Charity Spotlight: This blog post is part of our charity spotlight series and was provided by Kathleen Martin, Executive Director of the Canadian Sea Turtle Network.
Most people don’t mark World Turtle Day on their calendars, but it’s a favourite of mine. Growing up, I wasn’t the kid lifting up rocks looking for salamanders or slipping a net stealthily into a pond to examine a minnow. I was the kid sitting up in a birch tree, reading a book. I liked animals and nature but I didn’t think about them carefully. So when I found myself working with endangered sea turtles, I had a lot to learn, and it wasn’t just the details of biology.
“What happens if leatherback sea turtles go extinct?” I asked Mike James, now a sea turtle scientist, but who was then a graduate student. “If they don’t give people anything—if they don’t do anything to help us—what do we lose?”
Mike looked over at me and the room became quiet. “It’s not all about us,” he said. “The world isn’t just about humans.”
Something shifted into place for me. The world became bigger. Suddenly I was part of it, standing on the inside, instead of looking at it from the outside.
So Many Millennia, so Many Mysteries
Leatherbacks are amazing animals. They are the biggest sea turtle in the world, growing to be more than two metres in length and routinely weighing more than 400 kilograms. They can dive deeper than a kilometre and can hold their breath for more than an hour. They migrate further than any other reptile in the world. You’d think we’d know all there is to know about leatherback sea turtles by now, but we don’t. They’ve been on our planet for more than 150 million years. When T. Rex roamed the earth, the leatherback’s ancestors swam in the oceans.
But it wasn’t until 1998, when we started studying leatherbacks off Nova Scotia with the help of commercial fishermen, that scientists learned definitively that these animals were routine visitors to Atlantic Canadian waters. Before that, most scientists couldn’t imagine that leatherbacks—which nest in the tropics—would have any reason to be way up here. It turns out that they swim thousands of kilometers annually to feed on jellyfish off our coast. Our work has shown that Canadian waters are actually among the most important feeding grounds for leatherbacks in the world.
But scientists still don’t know lots of seemingly simple things, like how many years a leatherback can live, or where hatchling leatherbacks go from the time they first scramble to the ocean until they have grown to be longer than a metre.
Leatherbacks remind us that there is a lot to learn. That with all we know and can do as humans, we don’t have the full picture. Not by a long shot.
It’s Kind of Like Jazz
There are many, many reasons at this point in history to be concerned about the environment. I could add to that long list of worries photographic evidence of sea turtles wrapped up in rope and drowned in fishing gear—or sliced up by poachers on nesting beaches. But I don’t think that this is always helpful. Sometimes, we operate from a place of anger or fear and it is effective, but I think we do best when we operate from a place of curiosity and hope.
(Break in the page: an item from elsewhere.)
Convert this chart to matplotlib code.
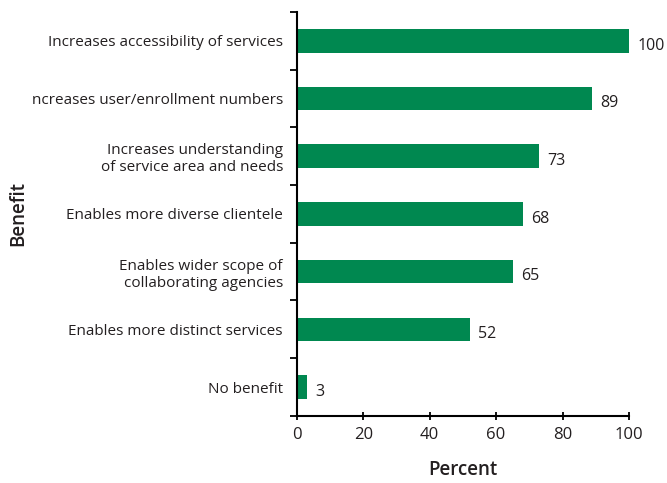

Fishermen told us about the leatherbacks they saw because they were curious about the ocean and what is in it. By engaging with what interested them, even a little—just writing down a sighting location or snapping a photograph—they helped rewrite the world’s understanding of this ancient species. I think we shouldn’t underestimate the impact of curiosity, of taking a moment to follow the thread of what interests us in a conscious way.
What I love about jazz is that the next note is usually a surprise. It dares us to be curious about what is to come—to follow the musician’s attempt to capture something that is hard to describe and different for each of us. Something beautiful.
It’s the same for me with sea turtles—the curiosity about what we will learn next and about what will always elude us. And then the part that’s hard to put into words—the piece that hints at something exquisite. Wondering about what it is sea turtles teach just by being here still—despite all odds—with you and I, at this particular moment in the vastness of time.